During nearly two hours of argument, the justices appeared to divide along traditional liberal-conservative lines, with Justice Anthony Kennedy residing – once again – at the center of the nine-member court.

If Justice Kennedy’s comments and questions during the session are an accurate indication, the federal statute may well be struck down.

Kennedy repeatedly raised concerns that the federal statute was in conflict with the traditional power of the states to regulate marriage.

The justice took exception to a comment by a lawyer defending the statute that all the Defense of Marriage Act (DOMA) did was define marriage for purposes of federal law.

Kennedy said the definition applied in 1,100 different contexts, which meant that federal influence was “intertwined with the citizens’ day-to-day life.”

That, he said, put the federal government at a “real risk of running in conflict” with core powers retained by the states, including the power to regulate marriage, divorce, and child custody.

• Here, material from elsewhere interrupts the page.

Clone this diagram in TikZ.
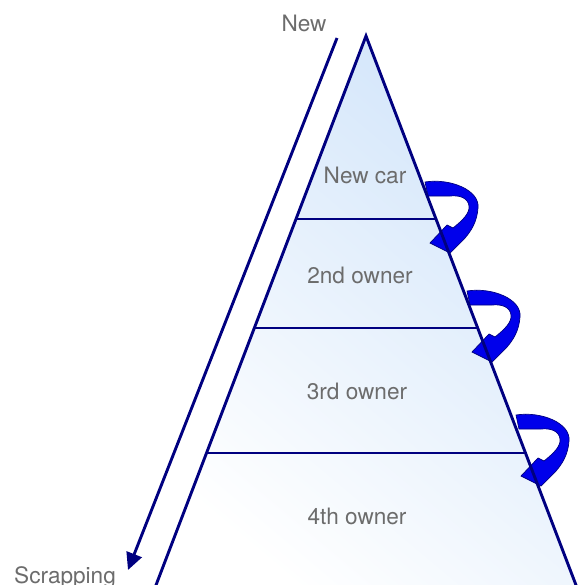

The lawyer, former Solicitor General Paul Clement, said Congress was simply seeking uniformity in the provision of federal benefits, not to regulate marriage at the state level.

Kennedy was unconvinced. “The question is whether or not the federal government, under our federalism scheme, has the authority to regulate marriage,” he said.

At various points during the argument, Justices Ruth Bader Ginsburg and Elena Kagan, both members of the court’s liberal wing, offered comments in support of Kennedy’s concerns.

Chief Justice John Roberts also appeared to be trying to frame an argument about federal power to draw Kennedy in a more conservative direction.